By Gary Cook
Gaston Oaks Baptist Church in Dallas is a remnant church of the historic Gaston Avenue Baptist Church. I came out of retirement to be the permanent part-time pastor at Gaston Oaks and am grateful I did.
I work alongside the pastors of three other congregations that are located at Gaston: the African Community Church, La Promesa Hispanic Church and the Karen Baptist Fellowship. I am having the time of my life in ministry.
Vicki Turner is my bright, vivacious and hard-working assistant. She is a strong woman, and she is African-American. She has been on the Gaston staff for almost 25 years.
Vicki and I shared our experience of both recently viewing the film “The Help.” We laughed again over the story line and the vivid characters it portrayed. She shared with me that her mother had been a “domestic” in Dallas while Vicki was a child.
I told Vicki about the world where I grew up, Oklahoma in the 1950s. My wife, Linda, grew up in Meridian, Miss. — about 90 miles from Jackson, where the story took place. I shared with Vicki how I had always been proud of Linda, who early in her life recognized the evil of racism.
Both Linda and I were pleased the film did not paint Mississippi as an evil place. Linda knew, and taught me, there were many good white people in Mississippi in that era. Some recognized the evil and spoke up, but others did not. If I am honest I know it was no different in Oklahoma.
The film beautifully portrayed the courage of those people and the growing recognition of others about needed change. Also with clarity, grace, and humor it portrayed the provincialism and the evil that so desperately needed to change.
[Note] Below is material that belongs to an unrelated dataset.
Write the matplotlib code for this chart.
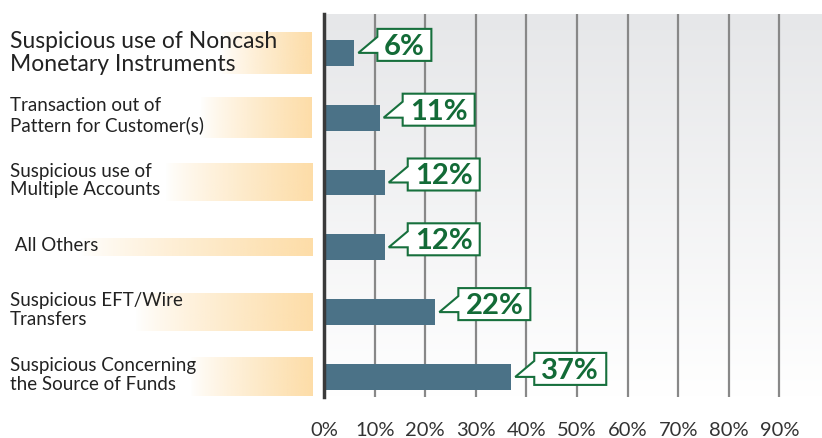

As our conversation drew to a close, I did something I had never done before. I apologized to Vicki. “Vicki, I am profoundly sorry for what my people did to your people so long ago,” I told her. “Also, I am so glad I have lived to see a world of change among the attitudes of white people.”
Vicki confessed she has not seen as much change as I have, and that is not surprising given our different perspectives. She added, “When I first started to work in the Gaston church office some people were a little dubious about a black staff member.” Then she said “that was OK, because they soon learned what a great person I am.”
Her words were punctuated by her wonderful laugh. “We better learn to love each other before we all get to heaven,” she said, still laughing.
It has been suggested in recent years that Americans need to still be having a conversation about race. “The Help” is a great way to stimulate that conversation.